Consider the classic 1959 comedy Some Like It Hot. Directed by Billy Wilder, the film stars Tony Curtis as "Joe" and Jack Lemmon as "Jerry". Joe and Jerry are musicians. They witness Chicago mobsters commit a murder. To escape the mob, they disguise themselves as women. Joe becomes “Josephine.” Jerry uses the name “Daphne.”

Joe and Jerry have been women for less than two days when a millionaire proposes marriage. They put on dresses, then vanish into an all-girl band crossing a state line. The disguise works. What neither of them planned for is Osgood Fielding the Third, who looks at Jerry and sees not a saxophone player on the run but an eligible woman, and acts accordingly. Jerry expected the dress to be uncomfortable. He did not expect it to recruit. That gap, between what the lie was built to do and what the lie turns out to demand, is the whole engine of a comedy’s third sequence.
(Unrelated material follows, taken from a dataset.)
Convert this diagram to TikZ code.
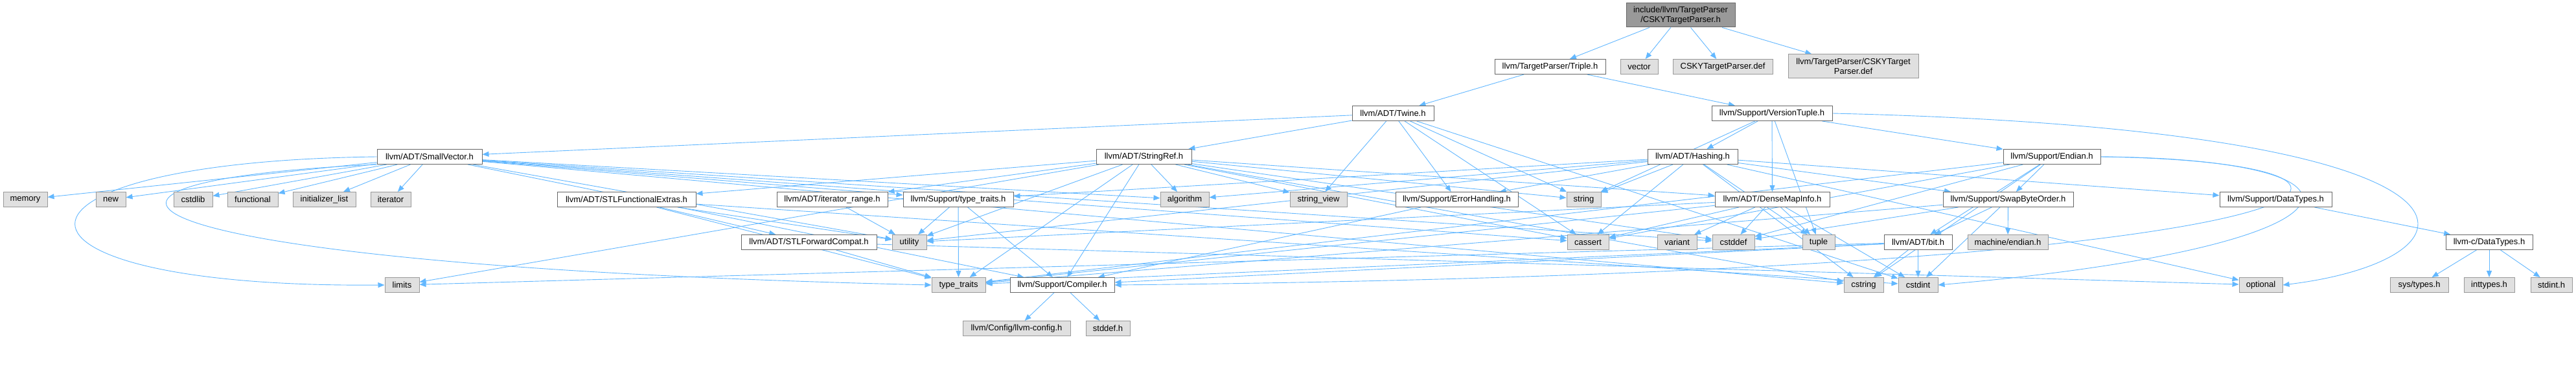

The mistake a writer can make here is to treat Sequence 3 as the place where things start going wrong. Things do go wrong, and the audience knew they would the moment the premise locked. But the wrongness is not the point. The shape of the wrongness is the point. The first absurd results establish a geometry, and everything that follows, all the way to the collapse, is that same geometry at larger scale. Treat the sequence as "complications arrive" and you generate complications that feel arbitrary. Treat it as pattern installation and you generate a comedy that feels inevitable, because every later complication is recognizably the same shape as the first, only bigger, until the shape grows too big to contain.

The First Output Reveals the Machine’s Logic

Chapter 73 left the machine assembled and irrevocable. The premise locked by one of four mechanisms: a public record that cannot be retracted, a dependency that other people now build their plans on, a clock advancing toward a fixed moment, or a witness whose knowledge turns the protagonist’s silence into ongoing complicity. The reader arrives at Sequence 3 knowing the machine will produce consequences. What they do not yet know is what it produces first, and why the answer is not random.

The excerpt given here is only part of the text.